= Written exercise =
The exercise asks you to copy every line below in which "draw" appears.

* Begin *

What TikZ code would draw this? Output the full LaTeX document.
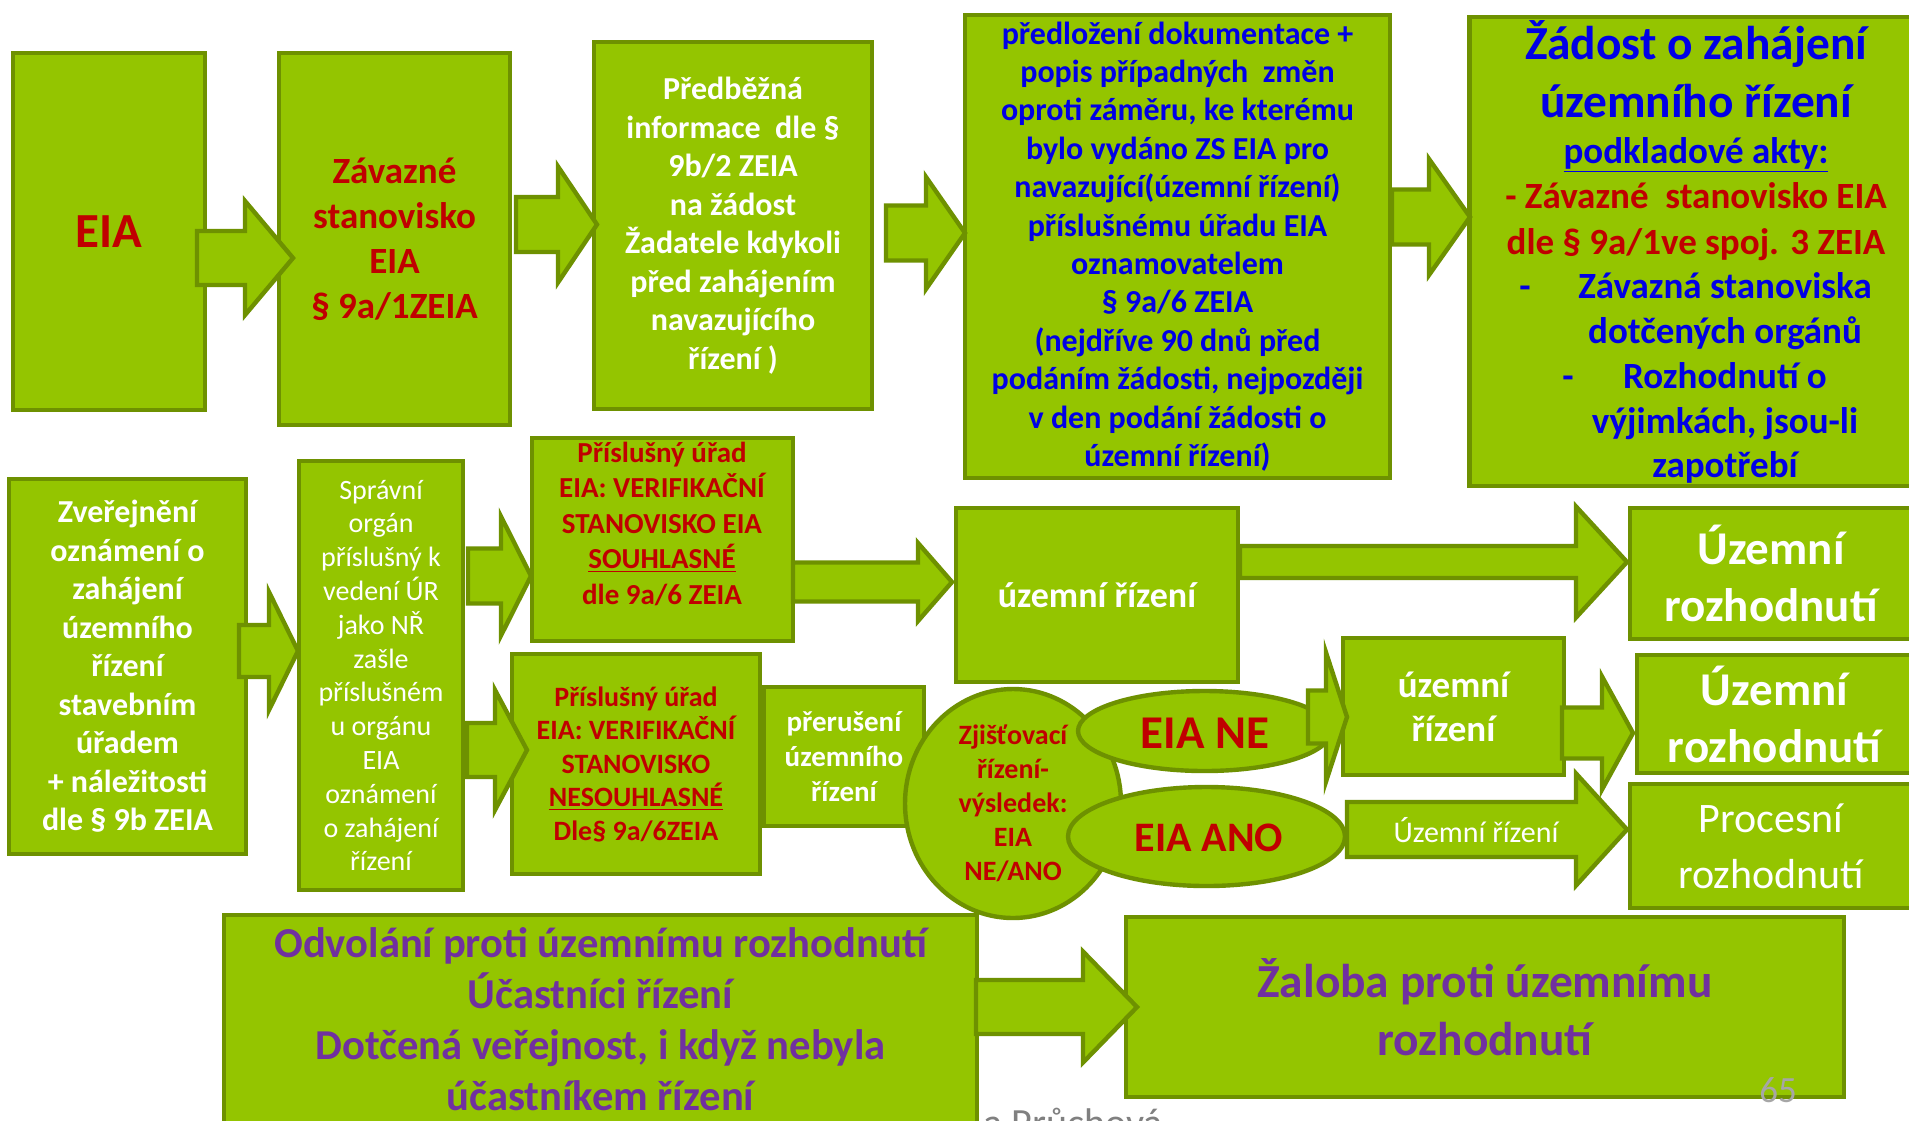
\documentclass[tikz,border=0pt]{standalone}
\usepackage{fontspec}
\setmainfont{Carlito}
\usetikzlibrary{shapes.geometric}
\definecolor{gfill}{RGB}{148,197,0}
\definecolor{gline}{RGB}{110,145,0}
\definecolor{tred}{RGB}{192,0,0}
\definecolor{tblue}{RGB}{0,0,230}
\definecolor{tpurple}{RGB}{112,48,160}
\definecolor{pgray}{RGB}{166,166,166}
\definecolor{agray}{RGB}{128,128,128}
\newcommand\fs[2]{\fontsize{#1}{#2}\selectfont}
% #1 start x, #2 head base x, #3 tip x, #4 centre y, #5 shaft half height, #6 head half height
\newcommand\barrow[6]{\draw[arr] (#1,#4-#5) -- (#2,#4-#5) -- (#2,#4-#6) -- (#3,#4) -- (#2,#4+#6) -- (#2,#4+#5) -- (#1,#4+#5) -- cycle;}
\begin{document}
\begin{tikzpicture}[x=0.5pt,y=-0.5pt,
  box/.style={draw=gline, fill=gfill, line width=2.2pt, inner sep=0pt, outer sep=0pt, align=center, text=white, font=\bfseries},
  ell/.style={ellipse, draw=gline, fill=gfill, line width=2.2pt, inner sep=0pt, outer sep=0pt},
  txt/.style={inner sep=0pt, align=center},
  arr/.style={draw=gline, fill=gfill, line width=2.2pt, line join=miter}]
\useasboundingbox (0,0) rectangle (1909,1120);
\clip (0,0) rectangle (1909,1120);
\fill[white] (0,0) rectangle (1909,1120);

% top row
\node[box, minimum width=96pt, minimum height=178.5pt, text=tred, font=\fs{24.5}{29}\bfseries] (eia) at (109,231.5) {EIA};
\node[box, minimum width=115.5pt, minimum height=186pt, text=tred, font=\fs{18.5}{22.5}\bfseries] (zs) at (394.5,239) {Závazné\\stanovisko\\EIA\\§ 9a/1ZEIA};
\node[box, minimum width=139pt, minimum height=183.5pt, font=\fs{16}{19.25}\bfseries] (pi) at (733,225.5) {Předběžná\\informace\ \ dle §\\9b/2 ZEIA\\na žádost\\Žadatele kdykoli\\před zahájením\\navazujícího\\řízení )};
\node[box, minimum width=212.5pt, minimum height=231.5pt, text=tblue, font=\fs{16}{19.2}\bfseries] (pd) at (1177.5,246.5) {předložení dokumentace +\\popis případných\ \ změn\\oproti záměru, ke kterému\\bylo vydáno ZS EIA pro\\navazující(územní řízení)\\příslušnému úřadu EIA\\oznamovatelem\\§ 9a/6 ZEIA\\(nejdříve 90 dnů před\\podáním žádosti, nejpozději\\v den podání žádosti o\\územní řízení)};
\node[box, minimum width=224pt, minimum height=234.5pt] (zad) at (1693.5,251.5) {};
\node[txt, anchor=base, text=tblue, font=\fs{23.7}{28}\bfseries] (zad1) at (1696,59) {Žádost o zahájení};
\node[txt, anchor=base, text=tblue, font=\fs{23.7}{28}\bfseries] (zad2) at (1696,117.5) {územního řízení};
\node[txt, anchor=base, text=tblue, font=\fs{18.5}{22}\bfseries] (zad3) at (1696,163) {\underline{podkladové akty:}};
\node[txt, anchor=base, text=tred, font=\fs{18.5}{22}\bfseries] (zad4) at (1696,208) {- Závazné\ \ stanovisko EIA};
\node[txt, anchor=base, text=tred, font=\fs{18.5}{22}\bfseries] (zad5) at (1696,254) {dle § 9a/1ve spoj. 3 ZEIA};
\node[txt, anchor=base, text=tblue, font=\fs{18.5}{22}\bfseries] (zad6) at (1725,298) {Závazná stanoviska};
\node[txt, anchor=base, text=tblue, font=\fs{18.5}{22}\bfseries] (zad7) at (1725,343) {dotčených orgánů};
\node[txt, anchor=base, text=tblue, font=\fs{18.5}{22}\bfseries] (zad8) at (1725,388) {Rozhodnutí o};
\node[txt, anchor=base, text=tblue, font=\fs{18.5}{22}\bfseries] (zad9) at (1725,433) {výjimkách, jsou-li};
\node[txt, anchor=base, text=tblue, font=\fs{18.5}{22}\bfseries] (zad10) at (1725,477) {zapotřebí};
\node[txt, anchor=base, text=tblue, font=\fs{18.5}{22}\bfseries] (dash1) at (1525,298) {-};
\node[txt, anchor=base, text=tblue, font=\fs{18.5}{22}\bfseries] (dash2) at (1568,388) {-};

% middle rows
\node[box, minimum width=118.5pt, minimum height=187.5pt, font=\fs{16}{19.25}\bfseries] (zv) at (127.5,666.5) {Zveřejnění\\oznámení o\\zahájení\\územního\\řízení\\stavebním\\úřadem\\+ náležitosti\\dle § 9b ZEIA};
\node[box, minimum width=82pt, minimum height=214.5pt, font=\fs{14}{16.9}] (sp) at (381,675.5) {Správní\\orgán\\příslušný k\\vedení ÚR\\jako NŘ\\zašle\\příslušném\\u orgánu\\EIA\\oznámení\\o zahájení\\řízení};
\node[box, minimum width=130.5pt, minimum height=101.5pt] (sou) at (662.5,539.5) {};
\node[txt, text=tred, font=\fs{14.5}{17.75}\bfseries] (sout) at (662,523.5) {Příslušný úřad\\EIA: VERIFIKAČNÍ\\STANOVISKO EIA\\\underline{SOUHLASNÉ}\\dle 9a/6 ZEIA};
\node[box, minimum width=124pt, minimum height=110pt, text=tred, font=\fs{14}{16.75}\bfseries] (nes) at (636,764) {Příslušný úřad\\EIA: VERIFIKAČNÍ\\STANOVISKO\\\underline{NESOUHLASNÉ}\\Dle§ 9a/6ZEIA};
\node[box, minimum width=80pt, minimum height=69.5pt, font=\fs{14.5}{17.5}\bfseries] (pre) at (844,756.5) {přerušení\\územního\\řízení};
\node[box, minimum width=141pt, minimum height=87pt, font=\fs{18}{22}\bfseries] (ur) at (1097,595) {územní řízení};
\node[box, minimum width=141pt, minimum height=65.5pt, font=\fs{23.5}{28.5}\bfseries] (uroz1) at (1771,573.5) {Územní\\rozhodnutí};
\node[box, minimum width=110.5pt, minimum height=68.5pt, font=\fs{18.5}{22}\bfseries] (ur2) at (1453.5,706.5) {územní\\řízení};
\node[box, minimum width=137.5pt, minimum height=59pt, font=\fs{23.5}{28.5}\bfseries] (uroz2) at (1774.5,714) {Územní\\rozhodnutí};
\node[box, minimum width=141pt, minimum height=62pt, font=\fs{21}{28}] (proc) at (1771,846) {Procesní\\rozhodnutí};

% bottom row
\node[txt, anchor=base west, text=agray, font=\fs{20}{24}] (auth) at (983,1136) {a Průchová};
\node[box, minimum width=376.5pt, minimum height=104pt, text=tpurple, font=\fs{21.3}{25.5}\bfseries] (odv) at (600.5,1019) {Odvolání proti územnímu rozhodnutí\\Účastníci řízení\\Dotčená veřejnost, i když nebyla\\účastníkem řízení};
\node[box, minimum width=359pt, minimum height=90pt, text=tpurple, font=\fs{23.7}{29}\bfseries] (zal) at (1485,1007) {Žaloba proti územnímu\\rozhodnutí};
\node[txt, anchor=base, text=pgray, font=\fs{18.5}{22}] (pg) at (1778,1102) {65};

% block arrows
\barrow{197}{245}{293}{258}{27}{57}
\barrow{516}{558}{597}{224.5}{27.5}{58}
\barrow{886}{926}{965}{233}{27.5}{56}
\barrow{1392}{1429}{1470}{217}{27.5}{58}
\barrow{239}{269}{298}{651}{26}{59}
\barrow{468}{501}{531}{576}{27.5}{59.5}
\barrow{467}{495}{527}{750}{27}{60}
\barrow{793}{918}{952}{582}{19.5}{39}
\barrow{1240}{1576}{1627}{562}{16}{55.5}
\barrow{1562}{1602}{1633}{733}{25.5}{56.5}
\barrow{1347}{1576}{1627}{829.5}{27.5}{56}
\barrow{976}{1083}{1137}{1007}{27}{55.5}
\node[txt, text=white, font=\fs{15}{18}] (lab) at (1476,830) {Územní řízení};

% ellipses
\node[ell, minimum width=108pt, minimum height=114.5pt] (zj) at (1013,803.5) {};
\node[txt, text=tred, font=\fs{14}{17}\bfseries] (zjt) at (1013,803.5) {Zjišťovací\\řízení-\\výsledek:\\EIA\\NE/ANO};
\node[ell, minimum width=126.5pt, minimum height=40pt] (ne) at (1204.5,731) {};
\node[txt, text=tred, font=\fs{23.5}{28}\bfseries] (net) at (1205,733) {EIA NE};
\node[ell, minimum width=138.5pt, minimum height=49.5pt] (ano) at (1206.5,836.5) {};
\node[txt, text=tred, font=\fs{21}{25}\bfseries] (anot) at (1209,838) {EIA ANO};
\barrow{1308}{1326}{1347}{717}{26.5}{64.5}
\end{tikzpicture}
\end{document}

* End *

= Complete output =
What TikZ code would draw this? Output the full LaTeX document.
\newcommand\barrow[6]{\draw[arr] (#1,#4-#5) -- (#2,#4-#5) -- (#2,#4-#6) -- (#3,#4) -- (#2,#4+#6) -- (#2,#4+#5) -- (#1,#4+#5) -- cycle;}
  box/.style={draw=gline, fill=gfill, line width=2.2pt, inner sep=0pt, outer sep=0pt, align=center, text=white, font=\bfseries},
  ell/.style={ellipse, draw=gline, fill=gfill, line width=2.2pt, inner sep=0pt, outer sep=0pt},
  arr/.style={draw=gline, fill=gfill, line width=2.2pt, line join=miter}]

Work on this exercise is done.